- [TASK TO COMPLETE]: Spot each line that carries the word "this"; copy those lines.

**** DATA SHOWN

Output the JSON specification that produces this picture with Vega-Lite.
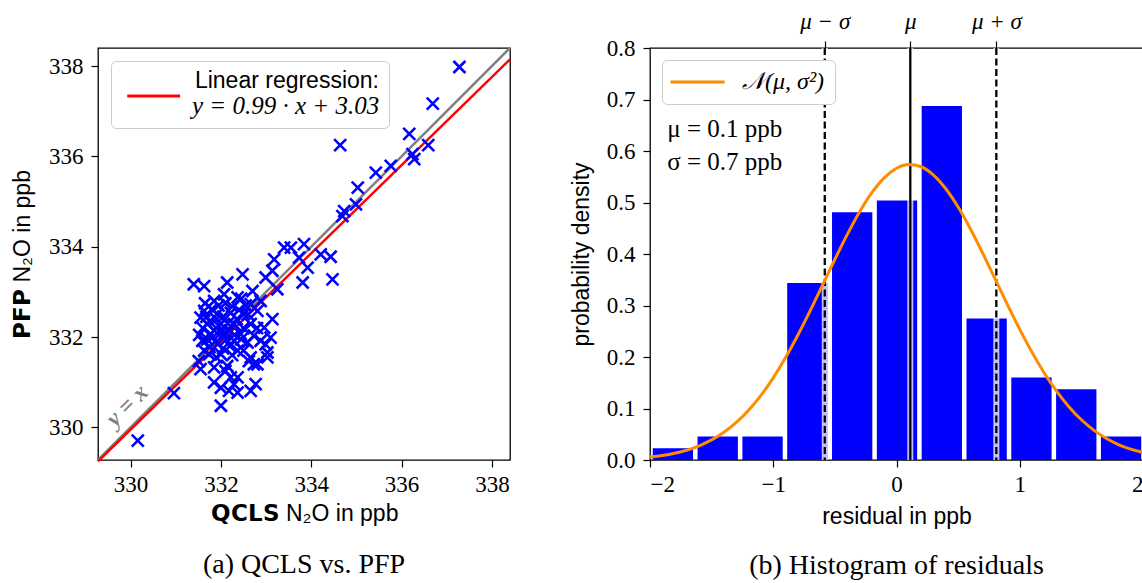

********
**** DATA SHOWN

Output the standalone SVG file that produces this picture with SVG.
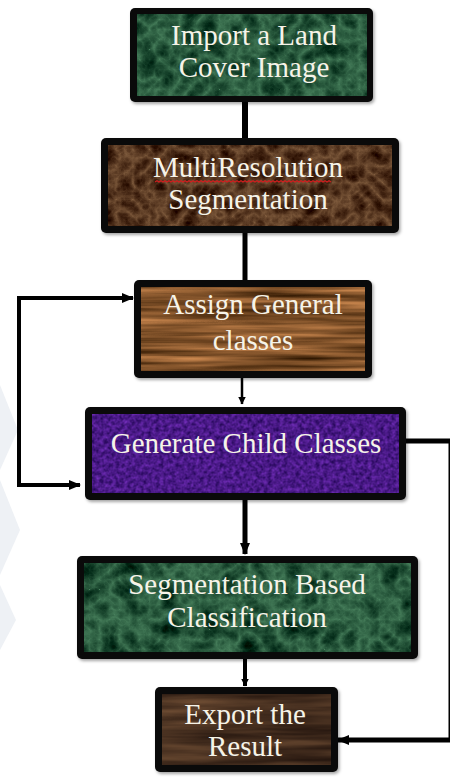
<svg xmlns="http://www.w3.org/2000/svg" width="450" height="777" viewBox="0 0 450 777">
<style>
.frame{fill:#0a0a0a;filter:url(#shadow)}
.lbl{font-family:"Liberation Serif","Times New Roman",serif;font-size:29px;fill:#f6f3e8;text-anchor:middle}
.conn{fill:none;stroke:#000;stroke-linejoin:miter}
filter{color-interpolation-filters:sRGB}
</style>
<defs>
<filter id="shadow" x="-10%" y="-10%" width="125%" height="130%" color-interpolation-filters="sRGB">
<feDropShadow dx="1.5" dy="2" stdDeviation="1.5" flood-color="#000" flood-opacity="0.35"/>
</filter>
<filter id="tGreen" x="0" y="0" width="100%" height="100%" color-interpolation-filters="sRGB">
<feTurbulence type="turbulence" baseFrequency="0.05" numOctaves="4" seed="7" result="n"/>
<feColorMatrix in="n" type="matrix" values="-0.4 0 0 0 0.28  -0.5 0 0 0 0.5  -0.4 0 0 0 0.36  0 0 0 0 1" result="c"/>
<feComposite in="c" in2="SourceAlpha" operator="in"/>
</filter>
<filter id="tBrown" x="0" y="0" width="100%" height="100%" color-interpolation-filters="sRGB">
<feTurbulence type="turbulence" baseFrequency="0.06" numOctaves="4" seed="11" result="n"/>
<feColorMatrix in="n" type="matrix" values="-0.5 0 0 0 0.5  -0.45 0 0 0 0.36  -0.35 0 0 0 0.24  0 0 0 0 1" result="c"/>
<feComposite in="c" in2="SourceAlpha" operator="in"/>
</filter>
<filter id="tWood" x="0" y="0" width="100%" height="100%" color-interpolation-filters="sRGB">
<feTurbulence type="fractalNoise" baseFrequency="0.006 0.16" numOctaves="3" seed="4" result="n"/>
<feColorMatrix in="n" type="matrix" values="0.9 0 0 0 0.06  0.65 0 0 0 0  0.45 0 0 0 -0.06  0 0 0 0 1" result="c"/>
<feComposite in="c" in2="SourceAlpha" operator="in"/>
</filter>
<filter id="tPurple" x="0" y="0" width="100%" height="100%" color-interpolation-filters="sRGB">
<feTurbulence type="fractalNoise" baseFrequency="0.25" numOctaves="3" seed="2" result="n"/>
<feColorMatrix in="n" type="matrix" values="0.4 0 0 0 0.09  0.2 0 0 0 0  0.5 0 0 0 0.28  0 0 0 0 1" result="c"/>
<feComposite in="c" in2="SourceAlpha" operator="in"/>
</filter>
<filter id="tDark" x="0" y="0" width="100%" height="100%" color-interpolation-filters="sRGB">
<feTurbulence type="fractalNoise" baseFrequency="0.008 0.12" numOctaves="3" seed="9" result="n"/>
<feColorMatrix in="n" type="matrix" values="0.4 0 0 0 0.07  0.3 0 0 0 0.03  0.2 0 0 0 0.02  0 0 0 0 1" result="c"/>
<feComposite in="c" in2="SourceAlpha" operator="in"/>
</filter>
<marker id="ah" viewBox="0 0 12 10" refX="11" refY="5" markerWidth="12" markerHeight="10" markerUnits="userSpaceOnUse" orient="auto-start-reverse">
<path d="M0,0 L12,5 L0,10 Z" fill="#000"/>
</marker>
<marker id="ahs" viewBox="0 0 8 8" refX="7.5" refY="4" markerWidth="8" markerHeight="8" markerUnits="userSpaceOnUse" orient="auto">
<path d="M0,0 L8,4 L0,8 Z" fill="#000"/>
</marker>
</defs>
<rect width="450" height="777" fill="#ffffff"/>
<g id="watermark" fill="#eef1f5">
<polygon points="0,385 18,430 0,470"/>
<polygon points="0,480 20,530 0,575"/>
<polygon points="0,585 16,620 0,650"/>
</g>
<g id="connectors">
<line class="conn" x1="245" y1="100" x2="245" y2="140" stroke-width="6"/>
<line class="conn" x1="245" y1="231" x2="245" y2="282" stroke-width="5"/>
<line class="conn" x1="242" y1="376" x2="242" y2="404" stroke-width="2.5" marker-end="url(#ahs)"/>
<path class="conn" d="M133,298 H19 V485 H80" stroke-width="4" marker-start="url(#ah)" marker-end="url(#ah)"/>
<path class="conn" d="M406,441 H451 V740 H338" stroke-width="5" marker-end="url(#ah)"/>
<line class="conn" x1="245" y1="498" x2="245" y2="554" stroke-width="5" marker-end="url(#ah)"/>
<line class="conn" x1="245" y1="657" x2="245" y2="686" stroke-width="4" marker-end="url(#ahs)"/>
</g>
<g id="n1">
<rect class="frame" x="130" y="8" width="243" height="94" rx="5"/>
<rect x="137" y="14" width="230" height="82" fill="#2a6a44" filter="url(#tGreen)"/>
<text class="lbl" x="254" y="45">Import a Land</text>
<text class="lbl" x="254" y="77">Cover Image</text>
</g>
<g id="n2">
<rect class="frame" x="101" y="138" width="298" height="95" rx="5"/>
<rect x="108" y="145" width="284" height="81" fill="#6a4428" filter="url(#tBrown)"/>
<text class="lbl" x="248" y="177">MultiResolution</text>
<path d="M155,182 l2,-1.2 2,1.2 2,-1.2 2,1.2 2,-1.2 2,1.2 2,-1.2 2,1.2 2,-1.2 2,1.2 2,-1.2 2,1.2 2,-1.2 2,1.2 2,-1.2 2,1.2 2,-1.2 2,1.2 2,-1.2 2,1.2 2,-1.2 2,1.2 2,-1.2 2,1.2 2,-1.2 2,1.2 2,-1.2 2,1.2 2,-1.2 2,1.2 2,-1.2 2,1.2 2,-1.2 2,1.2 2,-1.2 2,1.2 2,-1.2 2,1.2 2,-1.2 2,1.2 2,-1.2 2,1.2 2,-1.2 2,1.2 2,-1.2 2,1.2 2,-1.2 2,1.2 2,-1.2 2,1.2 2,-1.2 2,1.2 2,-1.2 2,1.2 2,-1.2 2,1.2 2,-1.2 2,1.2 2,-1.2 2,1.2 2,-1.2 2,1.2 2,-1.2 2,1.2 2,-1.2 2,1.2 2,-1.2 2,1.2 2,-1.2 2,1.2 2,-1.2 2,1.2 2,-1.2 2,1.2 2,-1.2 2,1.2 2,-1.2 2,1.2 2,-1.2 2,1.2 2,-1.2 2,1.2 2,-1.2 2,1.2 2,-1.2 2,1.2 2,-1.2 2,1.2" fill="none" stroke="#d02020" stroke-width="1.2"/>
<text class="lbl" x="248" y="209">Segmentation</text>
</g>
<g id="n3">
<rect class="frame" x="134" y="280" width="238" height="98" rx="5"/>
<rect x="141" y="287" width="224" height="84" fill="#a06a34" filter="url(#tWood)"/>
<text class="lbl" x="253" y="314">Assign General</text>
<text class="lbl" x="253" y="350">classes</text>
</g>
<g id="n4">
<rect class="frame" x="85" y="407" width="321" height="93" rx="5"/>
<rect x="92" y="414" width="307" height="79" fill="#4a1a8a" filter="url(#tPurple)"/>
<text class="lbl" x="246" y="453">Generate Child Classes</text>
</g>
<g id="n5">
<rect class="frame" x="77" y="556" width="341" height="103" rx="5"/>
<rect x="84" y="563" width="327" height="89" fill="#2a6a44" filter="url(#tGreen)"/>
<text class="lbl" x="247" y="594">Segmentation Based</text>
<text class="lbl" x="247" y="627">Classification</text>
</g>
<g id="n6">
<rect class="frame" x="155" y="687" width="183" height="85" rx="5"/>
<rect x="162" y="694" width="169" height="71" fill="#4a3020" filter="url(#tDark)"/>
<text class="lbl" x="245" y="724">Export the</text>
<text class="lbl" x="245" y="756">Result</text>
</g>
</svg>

********
**** DATA SHOWN

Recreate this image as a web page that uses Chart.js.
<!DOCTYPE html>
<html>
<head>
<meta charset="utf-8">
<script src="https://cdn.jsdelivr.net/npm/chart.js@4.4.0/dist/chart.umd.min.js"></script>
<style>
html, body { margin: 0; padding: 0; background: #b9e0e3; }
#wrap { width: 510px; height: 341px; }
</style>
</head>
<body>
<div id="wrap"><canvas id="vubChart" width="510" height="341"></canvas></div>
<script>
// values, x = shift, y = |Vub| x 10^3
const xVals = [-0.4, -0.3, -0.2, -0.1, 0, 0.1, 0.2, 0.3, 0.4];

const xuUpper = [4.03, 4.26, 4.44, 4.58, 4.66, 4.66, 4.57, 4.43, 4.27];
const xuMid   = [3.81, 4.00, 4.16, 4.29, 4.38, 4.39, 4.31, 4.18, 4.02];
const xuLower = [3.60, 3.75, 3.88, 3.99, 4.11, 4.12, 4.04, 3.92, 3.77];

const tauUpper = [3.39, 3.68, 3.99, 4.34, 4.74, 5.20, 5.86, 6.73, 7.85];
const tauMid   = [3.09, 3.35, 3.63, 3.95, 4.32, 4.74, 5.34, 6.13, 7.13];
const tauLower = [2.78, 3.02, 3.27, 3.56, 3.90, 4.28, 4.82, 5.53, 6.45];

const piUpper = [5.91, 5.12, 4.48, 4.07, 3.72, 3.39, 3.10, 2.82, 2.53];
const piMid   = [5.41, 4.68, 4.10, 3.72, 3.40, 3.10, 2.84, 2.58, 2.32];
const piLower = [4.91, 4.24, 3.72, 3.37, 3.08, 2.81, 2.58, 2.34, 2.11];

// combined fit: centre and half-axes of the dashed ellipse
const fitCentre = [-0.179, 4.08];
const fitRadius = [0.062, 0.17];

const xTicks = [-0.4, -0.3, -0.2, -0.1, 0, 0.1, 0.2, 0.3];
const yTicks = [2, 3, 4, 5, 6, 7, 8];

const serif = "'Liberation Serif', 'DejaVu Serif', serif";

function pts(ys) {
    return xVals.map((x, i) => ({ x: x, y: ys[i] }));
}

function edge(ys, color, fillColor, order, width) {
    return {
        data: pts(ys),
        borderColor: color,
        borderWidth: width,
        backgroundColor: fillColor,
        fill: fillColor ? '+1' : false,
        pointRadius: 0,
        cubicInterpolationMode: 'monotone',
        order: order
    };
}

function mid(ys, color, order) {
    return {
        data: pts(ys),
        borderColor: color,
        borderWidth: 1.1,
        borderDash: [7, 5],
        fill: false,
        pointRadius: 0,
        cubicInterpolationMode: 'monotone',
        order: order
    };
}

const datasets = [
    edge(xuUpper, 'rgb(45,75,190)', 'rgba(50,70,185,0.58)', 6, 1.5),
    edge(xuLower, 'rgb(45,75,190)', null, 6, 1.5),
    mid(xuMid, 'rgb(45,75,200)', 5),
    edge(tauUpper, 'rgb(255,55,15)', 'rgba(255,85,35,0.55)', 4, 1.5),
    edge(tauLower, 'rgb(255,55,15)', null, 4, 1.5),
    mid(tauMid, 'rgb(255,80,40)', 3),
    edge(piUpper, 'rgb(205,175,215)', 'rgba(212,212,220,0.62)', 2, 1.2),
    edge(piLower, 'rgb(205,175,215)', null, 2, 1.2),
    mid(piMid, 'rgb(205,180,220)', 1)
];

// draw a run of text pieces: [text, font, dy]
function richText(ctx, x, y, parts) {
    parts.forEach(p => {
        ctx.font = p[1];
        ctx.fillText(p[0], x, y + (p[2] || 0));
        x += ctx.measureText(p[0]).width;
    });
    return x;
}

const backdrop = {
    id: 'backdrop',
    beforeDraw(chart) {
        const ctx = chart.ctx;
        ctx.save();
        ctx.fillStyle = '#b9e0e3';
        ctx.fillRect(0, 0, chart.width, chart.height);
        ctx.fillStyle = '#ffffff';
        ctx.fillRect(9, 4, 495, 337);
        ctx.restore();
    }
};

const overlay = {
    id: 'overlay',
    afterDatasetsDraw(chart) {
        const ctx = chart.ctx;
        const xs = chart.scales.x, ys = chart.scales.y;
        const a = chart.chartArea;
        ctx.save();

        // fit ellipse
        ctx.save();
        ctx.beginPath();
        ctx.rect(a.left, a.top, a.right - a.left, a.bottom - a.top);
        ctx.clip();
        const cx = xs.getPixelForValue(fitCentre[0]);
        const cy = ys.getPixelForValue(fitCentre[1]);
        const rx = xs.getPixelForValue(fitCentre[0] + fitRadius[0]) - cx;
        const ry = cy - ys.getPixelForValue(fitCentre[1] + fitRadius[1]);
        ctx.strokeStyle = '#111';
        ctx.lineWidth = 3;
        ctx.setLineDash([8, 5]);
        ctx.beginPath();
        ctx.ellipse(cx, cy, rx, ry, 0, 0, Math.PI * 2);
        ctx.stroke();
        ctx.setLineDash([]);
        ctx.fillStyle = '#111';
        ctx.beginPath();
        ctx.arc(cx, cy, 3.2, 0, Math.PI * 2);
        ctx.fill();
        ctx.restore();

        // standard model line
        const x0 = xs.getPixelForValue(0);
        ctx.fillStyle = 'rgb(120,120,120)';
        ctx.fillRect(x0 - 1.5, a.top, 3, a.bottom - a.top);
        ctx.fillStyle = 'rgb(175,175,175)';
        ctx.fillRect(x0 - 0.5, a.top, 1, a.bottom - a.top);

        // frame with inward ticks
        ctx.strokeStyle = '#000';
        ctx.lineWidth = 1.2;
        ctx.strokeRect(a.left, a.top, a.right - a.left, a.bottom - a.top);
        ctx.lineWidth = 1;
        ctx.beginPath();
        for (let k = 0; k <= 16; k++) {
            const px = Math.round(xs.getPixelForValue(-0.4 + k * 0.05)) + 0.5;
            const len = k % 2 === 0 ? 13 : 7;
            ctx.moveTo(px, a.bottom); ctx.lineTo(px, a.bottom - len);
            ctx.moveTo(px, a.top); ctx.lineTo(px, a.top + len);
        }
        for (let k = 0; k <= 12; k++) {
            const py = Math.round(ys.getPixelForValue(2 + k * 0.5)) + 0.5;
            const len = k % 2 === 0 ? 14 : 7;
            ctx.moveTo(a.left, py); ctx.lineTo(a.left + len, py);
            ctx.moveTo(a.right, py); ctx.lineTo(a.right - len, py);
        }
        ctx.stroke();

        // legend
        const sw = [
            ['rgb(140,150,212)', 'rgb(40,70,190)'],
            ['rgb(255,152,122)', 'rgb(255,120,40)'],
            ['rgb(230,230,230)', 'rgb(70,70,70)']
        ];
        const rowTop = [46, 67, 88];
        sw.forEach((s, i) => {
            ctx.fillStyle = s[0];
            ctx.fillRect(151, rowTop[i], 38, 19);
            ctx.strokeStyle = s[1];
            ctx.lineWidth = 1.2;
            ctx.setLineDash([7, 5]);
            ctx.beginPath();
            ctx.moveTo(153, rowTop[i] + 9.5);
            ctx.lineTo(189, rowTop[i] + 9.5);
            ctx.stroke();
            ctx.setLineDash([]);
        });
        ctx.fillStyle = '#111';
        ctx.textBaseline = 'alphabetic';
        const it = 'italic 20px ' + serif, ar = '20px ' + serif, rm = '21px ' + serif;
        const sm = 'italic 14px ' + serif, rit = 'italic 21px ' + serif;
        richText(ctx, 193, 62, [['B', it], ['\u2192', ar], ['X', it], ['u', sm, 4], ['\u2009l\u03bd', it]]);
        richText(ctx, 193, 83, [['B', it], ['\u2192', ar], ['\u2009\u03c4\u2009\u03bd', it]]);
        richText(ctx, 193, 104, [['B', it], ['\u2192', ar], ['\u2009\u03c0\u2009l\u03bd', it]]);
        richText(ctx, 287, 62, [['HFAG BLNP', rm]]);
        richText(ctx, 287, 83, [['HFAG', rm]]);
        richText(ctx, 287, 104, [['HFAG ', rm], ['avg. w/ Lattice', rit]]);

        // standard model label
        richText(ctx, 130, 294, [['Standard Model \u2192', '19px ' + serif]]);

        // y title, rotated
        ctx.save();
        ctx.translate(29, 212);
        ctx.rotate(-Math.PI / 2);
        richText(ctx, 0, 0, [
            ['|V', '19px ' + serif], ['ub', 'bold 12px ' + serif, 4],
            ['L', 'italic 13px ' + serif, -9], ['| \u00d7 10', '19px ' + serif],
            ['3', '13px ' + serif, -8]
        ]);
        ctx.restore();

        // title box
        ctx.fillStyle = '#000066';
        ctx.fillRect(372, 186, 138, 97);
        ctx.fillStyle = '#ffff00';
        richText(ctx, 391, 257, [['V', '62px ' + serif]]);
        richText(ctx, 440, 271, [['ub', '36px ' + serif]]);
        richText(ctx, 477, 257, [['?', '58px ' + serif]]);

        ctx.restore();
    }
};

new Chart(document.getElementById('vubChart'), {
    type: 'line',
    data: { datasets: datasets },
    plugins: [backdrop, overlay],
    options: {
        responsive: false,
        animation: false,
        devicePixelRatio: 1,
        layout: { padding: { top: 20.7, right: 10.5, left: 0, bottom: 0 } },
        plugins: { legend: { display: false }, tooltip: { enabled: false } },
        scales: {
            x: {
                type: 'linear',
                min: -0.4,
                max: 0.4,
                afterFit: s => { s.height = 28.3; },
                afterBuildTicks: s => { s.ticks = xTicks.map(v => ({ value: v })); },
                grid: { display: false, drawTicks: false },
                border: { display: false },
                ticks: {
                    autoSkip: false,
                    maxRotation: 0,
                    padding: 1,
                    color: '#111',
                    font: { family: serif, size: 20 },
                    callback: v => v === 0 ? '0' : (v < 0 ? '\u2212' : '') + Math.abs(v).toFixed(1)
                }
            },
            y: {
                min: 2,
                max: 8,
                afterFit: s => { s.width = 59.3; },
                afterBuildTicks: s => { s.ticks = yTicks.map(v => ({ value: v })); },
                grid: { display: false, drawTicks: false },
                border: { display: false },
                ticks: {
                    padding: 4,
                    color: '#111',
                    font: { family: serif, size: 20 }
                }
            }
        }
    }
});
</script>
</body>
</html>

********

- [FULL SOLUTION]:
Output the JSON specification that produces this picture with Vega-Lite.
Output the standalone SVG file that produces this picture with SVG.
Recreate this image as a web page that uses Chart.js.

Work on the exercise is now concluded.